From a recent post Aaron Wall made on the viability of directories within the SEO field, I would like to take that to a more inept level of news discussion considering the media directories have obtained of late, due to their future viability.
What this post, in conjunction with the recent interview with Greg Hartnett, outlines is that directories still remain a firm foundation within the web itself, regardless how search engines interact with them.
Aaron makes point of a test he performed, where he submitted to directories only, and gained top rankings for a handful of non-competitive terms that would have cost the customer around the $600 a month mark for the same exposure within the Pay Per Click (PPC) medium.
Yahoo! and MSN still tend to count directory links (including low quality directory links) far more than Google does. For a new one page flash site I got about 50 directory links in a couple days a while ago. It competes for a basket of low traffic $3 per click terms that can cost about $600 a month ranking at about #2 on the PPC ads.
Whilst this says that directories still play an influential role within rankings, Greg Hartnett's comments to the following question outline the importance from a directory owners point of view:
Q: Google said it will devalue links that are bought for the sole intention of increasing PageRank. BOTW costs money, and many people buy it for the PR. Are you worried BOTW's links will be devalued?
A: I try not to concern myself with those matters very much. We are fully committed to building a quality directory a resource for users to find relevant information. We focus on doing our thing, and let the search engines do their thing. The chips fall where they may.
As a directory owner myself, I know from my own experience within the industry, that regardless what the SEO forums depict about the flavour of the month, everything continues to evolve respective of their comments.
Greg's opening question outlays where the legitimate directories upon the web lie, and the importance they play to the search engines through helping them identify what is a quality resource and what is not.
Q: What is a Web Directory, and how is it different from a Search Engine, or Internet Yellow Pages?
A: Typically a directory is categorized and sorted by humans actual people review each site, describe and title it, and categorize it accordingly. Each site is reviewed to ensure editorial guidelines are met, helping to keep spam at bay. The search results from a directory are limited to the pool of sites that are listed within the directory. The Internet Yellow Pages would be an example of a niche directory, as they tend to deal with commercial sites exclusively.
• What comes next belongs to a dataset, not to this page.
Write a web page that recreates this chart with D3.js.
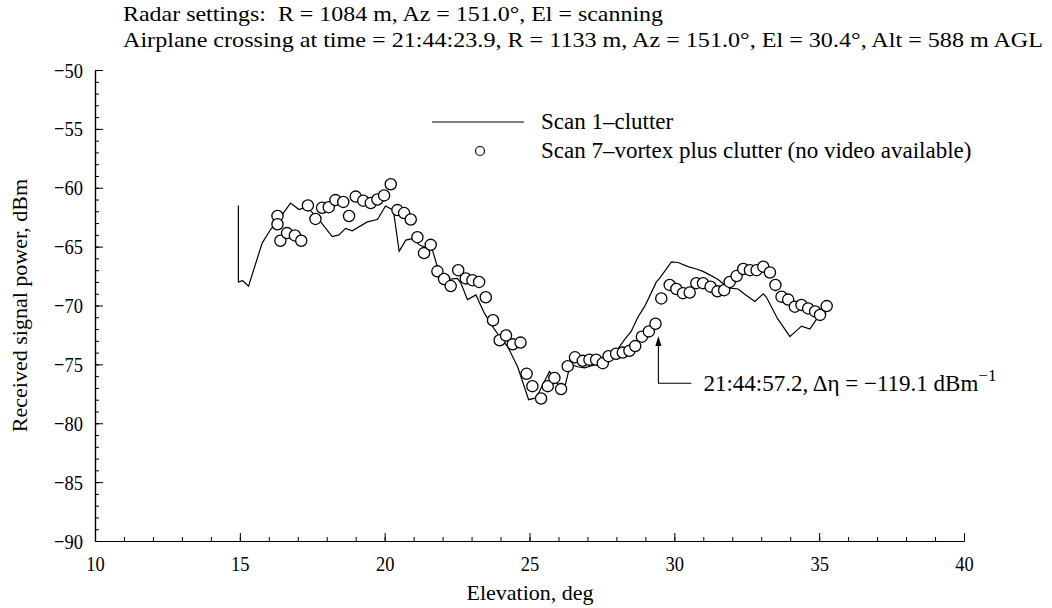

By contrast, search engines tend to be driven by spiders attempting to crawl all of the content online, and sorting the results according to proprietary algorithms. Search engines draw their results from a much wider set of data, and use filters to combat spam and irrelevant results.
SEO forums are the blame and generally the misguided source of content with everything rankings orientated. It is these very sources that two years ago told all to submit to directories, every directory you could get your hands on, thus creating a bubble similar to the dot com era, which also burst. These comments inflated the directory field to a point where webmasters where establishing directories for short term profit, then gone when the bubble burst. The remaining handful of directories must then fight through that tarnish they where brushed, to prove they are still a quality resource as they where before the bubble, similar to what certain technology sectors are still doing from that bubble.
Search engines themselves are their own worst enemy at times, as they role out such concepts as contextual advertising, with initial stringent processes to obtain the right to use the medium, to where now every webmaster has access to abuse the platform by creating DMOZ replicas, scraped niche specific directories plastered with contextual advertisements and so forth, all in the name of a quick buck.
The facts still remain though, until such time as search engine take up human editing of all top ranked listings, directories will remain to play an influential role of authority for the search engines through human editing and review processes.